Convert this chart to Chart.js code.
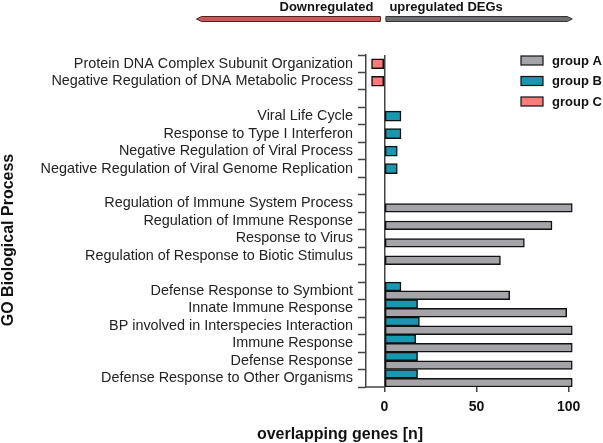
<!DOCTYPE html>
<html><head><meta charset="utf-8">
<script src="https://cdn.jsdelivr.net/npm/chart.js@4/dist/chart.umd.min.js"></script>
<style>html,body{margin:0;padding:0;background:#fff}#wrap{position:relative;width:603px;height:443px}</style>
</head><body><div id="wrap"><canvas id="c" width="603" height="443"></canvas></div>
<script>
const categories = [
  'Protein DNA Complex Subunit Organization',
  'Negative Regulation of DNA Metabolic Process',
  '',
  'Viral Life Cycle',
  'Response to Type I Interferon',
  'Negative Regulation of Viral Process',
  'Negative Regulation of Viral Genome Replication',
  '',
  'Regulation of Immune System Process',
  'Regulation of Immune Response',
  'Response to Virus',
  'Regulation of Response to Biotic Stimulus',
  '',
  'Defense Response to Symbiont',
  'Innate Immune Response',
  'BP involved in Interspecies Interaction',
  'Immune Response',
  'Defense Response',
  'Defense Response to Other Organisms'
];
const groupA = [null, null, null, null, null, null, null, null, 102, 91, 76, 63, null, 68, 99, 102, 102, 102, 102];
const groupB = [null, null, null, 9, 9, 7, 7, null, 0, 0, 0, 0, null, 9, 18, 19, 17, 18, 18];
const groupC = [-7, -7, null, null, null, null, null, null, null, null, null, null, null, null, null, null, null, null, null];
const seriesNames = ['group A', 'group B', 'group C'];
const xTickValues = [0, 50, 100];
const xMin = -10, xMax = 110;
const arrowExtent = 102;
const downLabel = 'Downregulated';
const upLabel = 'upregulated DEGs';
const xTitle = 'overlapping genes [n]';
const yTitle = 'GO Biological Process';

const FONT = '"Liberation Sans", Arial, sans-serif';
const AX = '#444';

const decor = {
  id: 'decor',
  afterDraw(chart) {
    const ctx = chart.ctx, ca = chart.chartArea, xs = chart.scales.x;
    const z = xs.getPixelForValue(0);
    ctx.save();
    // short bottom axis segment
    ctx.strokeStyle = AX; ctx.lineWidth = 1.5;
    ctx.beginPath(); ctx.moveTo(ca.left - 0.75, ca.bottom); ctx.lineTo(z, ca.bottom); ctx.stroke();
    // arrows
    const r = xs.getPixelForValue(arrowExtent);
    const l = z - (r - z);
    const ay = 19, h = 2.5, head = 5;
    ctx.lineWidth = 1;
    ctx.fillStyle = '#c9585a'; ctx.strokeStyle = '#5a2020';
    ctx.beginPath();
    ctx.moveTo(l, ay); ctx.lineTo(l + head, ay - h); ctx.lineTo(z - 4, ay - h);
    ctx.lineTo(z - 4, ay + h); ctx.lineTo(l + head, ay + h); ctx.closePath();
    ctx.fill(); ctx.stroke();
    ctx.fillStyle = '#6e6e70'; ctx.strokeStyle = '#333';
    ctx.beginPath();
    ctx.moveTo(r, ay); ctx.lineTo(r - head, ay - h); ctx.lineTo(z + 1.5, ay - h);
    ctx.lineTo(z + 1.5, ay + h); ctx.lineTo(r - head, ay + h); ctx.closePath();
    ctx.fill(); ctx.stroke();
    // arrow labels
    ctx.fillStyle = '#111';
    ctx.font = 'bold 13px ' + FONT;
    ctx.textBaseline = 'alphabetic';
    ctx.textAlign = 'right'; ctx.fillText(downLabel, z - 11, 10.5);
    ctx.textAlign = 'left'; ctx.fillText(upLabel, z + 5, 10.5);
    // axis titles
    ctx.font = 'bold 16px ' + FONT;
    ctx.textAlign = 'center';
    ctx.fillText(xTitle, 340, 439);
    ctx.save();
    ctx.translate(9, 240); ctx.rotate(-Math.PI / 2);
    ctx.textBaseline = 'middle';
    ctx.fillText(yTitle, 0, 0);
    ctx.restore();
    // legend
    ctx.font = 'bold 13px ' + FONT;
    ctx.textAlign = 'left'; ctx.textBaseline = 'middle';
    chart.data.datasets.forEach((ds, i) => {
      const y = 60.5 + i * 20.5;
      ctx.fillStyle = ds.backgroundColor;
      ctx.fillRect(521, y - 4.5, 22, 9);
      ctx.strokeStyle = '#111'; ctx.lineWidth = 1.2;
      ctx.strokeRect(521, y - 4.5, 22, 9);
      ctx.fillStyle = '#111';
      ctx.fillText(ds.label, 552, y + 0.5);
    });
    ctx.restore();
  }
};

const barStyle = { borderColor: '#111', borderWidth: 1.5, borderSkipped: false };

new Chart(document.getElementById('c'), {
  type: 'bar',
  data: {
    labels: categories,
    datasets: [
      Object.assign({ label: seriesNames[0], data: groupA, backgroundColor: '#a5a5a9', order: 1 }, barStyle),
      Object.assign({ label: seriesNames[1], data: groupB, backgroundColor: '#1897b0', order: 0 }, barStyle),
      Object.assign({ label: seriesNames[2], data: groupC, backgroundColor: '#fb7b7b', order: 2 }, barStyle)
    ]
  },
  options: {
    indexAxis: 'y',
    responsive: false,
    animation: false,
    devicePixelRatio: 1,
    skipNull: true,
    categoryPercentage: 1,
    barPercentage: 1,
    maxBarThickness: 10,
    layout: { padding: { top: 55, right: 16, bottom: 0, left: 0 } },
    plugins: { legend: { display: false }, tooltip: { enabled: false } },
    scales: {
      y: {
        type: 'category',
        offset: true,
        grid: { drawOnChartArea: false, drawTicks: true, tickLength: 8, tickColor: AX, tickWidth: 1.5 },
        border: { display: true, color: AX, width: 1.5 },
        ticks: { autoSkip: false, padding: 5, color: '#222', font: { family: FONT, size: 14.4 } },
        afterFit: s => { s.width = 366; }
      },
      x: {
        type: 'linear',
        min: xMin, max: xMax,
        afterBuildTicks: s => { s.ticks = xTickValues.map(v => ({ value: v })); },
        grid: {
          drawOnChartArea: true,
          color: c => (c.tick && c.tick.value === 0) ? AX : 'rgba(0,0,0,0)',
          lineWidth: 1.5,
          drawTicks: true, tickLength: 5, tickColor: AX, tickWidth: 1.5
        },
        border: { display: false },
        ticks: { padding: 7, color: '#111', font: { family: FONT, size: 14, weight: 'bold' } },
        afterFit: s => { s.height = 56; }
      }
    }
  },
  plugins: [decor]
});
</script></body></html>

******

**Given request:**
Reproduce the material in full, word for word, and omit the pictures.

**Full answer:**
Convert this chart to Chart.js code.
<!DOCTYPE html>
<html><head><meta charset="utf-8">
<script src="https://cdn.jsdelivr.net/npm/chart.js@4/dist/chart.umd.min.js"></script>
<style>html,body{margin:0;padding:0;background:#fff}#wrap{position:relative;width:603px;height:443px}</style>
</head><body><div id="wrap"><canvas id="c" width="603" height="443"></canvas></div>
<script>
const categories = [
  'Protein DNA Complex Subunit Organization',
  'Negative Regulation of DNA Metabolic Process',
  '',
  'Viral Life Cycle',
  'Response to Type I Interferon',
  'Negative Regulation of Viral Process',
  'Negative Regulation of Viral Genome Replication',
  '',
  'Regulation of Immune System Process',
  'Regulation of Immune Response',
  'Response to Virus',
  'Regulation of Response to Biotic Stimulus',
  '',
  'Defense Response to Symbiont',
  'Innate Immune Response',
  'BP involved in Interspecies Interaction',
  'Immune Response',
  'Defense Response',
  'Defense Response to Other Organisms'
];
const groupA = [null, null, null, null, null, null, null, null, 102, 91, 76, 63, null, 68, 99, 102, 102, 102, 102];
const groupB = [null, null, null, 9, 9, 7, 7, null, 0, 0, 0, 0, null, 9, 18, 19, 17, 18, 18];
const groupC = [-7, -7, null, null, null, null, null, null, null, null, null, null, null, null, null, null, null, null, null];
const seriesNames = ['group A', 'group B', 'group C'];
const xTickValues = [0, 50, 100];
const xMin = -10, xMax = 110;
const arrowExtent = 102;
const downLabel = 'Downregulated';
const upLabel = 'upregulated DEGs';
const xTitle = 'overlapping genes [n]';
const yTitle = 'GO Biological Process';

const FONT = '"Liberation Sans", Arial, sans-serif';
const AX = '#444';

const decor = {
  id: 'decor',
  afterDraw(chart) {
    const ctx = chart.ctx, ca = chart.chartArea, xs = chart.scales.x;
    const z = xs.getPixelForValue(0);
    ctx.save();
    // short bottom axis segment
    ctx.strokeStyle = AX; ctx.lineWidth = 1.5;
    ctx.beginPath(); ctx.moveTo(ca.left - 0.75, ca.bottom); ctx.lineTo(z, ca.bottom); ctx.stroke();
    // arrows
    const r = xs.getPixelForValue(arrowExtent);
    const l = z - (r - z);
    const ay = 19, h = 2.5, head = 5;
    ctx.lineWidth = 1;
    ctx.fillStyle = '#c9585a'; ctx.strokeStyle = '#5a2020';
    ctx.beginPath();
    ctx.moveTo(l, ay); ctx.lineTo(l + head, ay - h); ctx.lineTo(z - 4, ay - h);
    ctx.lineTo(z - 4, ay + h); ctx.lineTo(l + head, ay + h); ctx.closePath();
    ctx.fill(); ctx.stroke();
    ctx.fillStyle = '#6e6e70'; ctx.strokeStyle = '#333';
    ctx.beginPath();
    ctx.moveTo(r, ay); ctx.lineTo(r - head, ay - h); ctx.lineTo(z + 1.5, ay - h);
    ctx.lineTo(z + 1.5, ay + h); ctx.lineTo(r - head, ay + h); ctx.closePath();
    ctx.fill(); ctx.stroke();
    // arrow labels
    ctx.fillStyle = '#111';
    ctx.font = 'bold 13px ' + FONT;
    ctx.textBaseline = 'alphabetic';
    ctx.textAlign = 'right'; ctx.fillText(downLabel, z - 11, 10.5);
    ctx.textAlign = 'left'; ctx.fillText(upLabel, z + 5, 10.5);
    // axis titles
    ctx.font = 'bold 16px ' + FONT;
    ctx.textAlign = 'center';
    ctx.fillText(xTitle, 340, 439);
    ctx.save();
    ctx.translate(9, 240); ctx.rotate(-Math.PI / 2);
    ctx.textBaseline = 'middle';
    ctx.fillText(yTitle, 0, 0);
    ctx.restore();
    // legend
    ctx.font = 'bold 13px ' + FONT;
    ctx.textAlign = 'left'; ctx.textBaseline = 'middle';
    chart.data.datasets.forEach((ds, i) => {
      const y = 60.5 + i * 20.5;
      ctx.fillStyle = ds.backgroundColor;
      ctx.fillRect(521, y - 4.5, 22, 9);
      ctx.strokeStyle = '#111'; ctx.lineWidth = 1.2;
      ctx.strokeRect(521, y - 4.5, 22, 9);
      ctx.fillStyle = '#111';
      ctx.fillText(ds.label, 552, y + 0.5);
    });
    ctx.restore();
  }
};

const barStyle = { borderColor: '#111', borderWidth: 1.5, borderSkipped: false };

new Chart(document.getElementById('c'), {
  type: 'bar',
  data: {
    labels: categories,
    datasets: [
      Object.assign({ label: seriesNames[0], data: groupA, backgroundColor: '#a5a5a9', order: 1 }, barStyle),
      Object.assign({ label: seriesNames[1], data: groupB, backgroundColor: '#1897b0', order: 0 }, barStyle),
      Object.assign({ label: seriesNames[2], data: groupC, backgroundColor: '#fb7b7b', order: 2 }, barStyle)
    ]
  },
  options: {
    indexAxis: 'y',
    responsive: false,
    animation: false,
    devicePixelRatio: 1,
    skipNull: true,
    categoryPercentage: 1,
    barPercentage: 1,
    maxBarThickness: 10,
    layout: { padding: { top: 55, right: 16, bottom: 0, left: 0 } },
    plugins: { legend: { display: false }, tooltip: { enabled: false } },
    scales: {
      y: {
        type: 'category',
        offset: true,
        grid: { drawOnChartArea: false, drawTicks: true, tickLength: 8, tickColor: AX, tickWidth: 1.5 },
        border: { display: true, color: AX, width: 1.5 },
        ticks: { autoSkip: false, padding: 5, color: '#222', font: { family: FONT, size: 14.4 } },
        afterFit: s => { s.width = 366; }
      },
      x: {
        type: 'linear',
        min: xMin, max: xMax,
        afterBuildTicks: s => { s.ticks = xTickValues.map(v => ({ value: v })); },
        grid: {
          drawOnChartArea: true,
          color: c => (c.tick && c.tick.value === 0) ? AX : 'rgba(0,0,0,0)',
          lineWidth: 1.5,
          drawTicks: true, tickLength: 5, tickColor: AX, tickWidth: 1.5
        },
        border: { display: false },
        ticks: { padding: 7, color: '#111', font: { family: FONT, size: 14, weight: 'bold' } },
        afterFit: s => { s.height = 56; }
      }
    }
  },
  plugins: [decor]
});
</script></body></html>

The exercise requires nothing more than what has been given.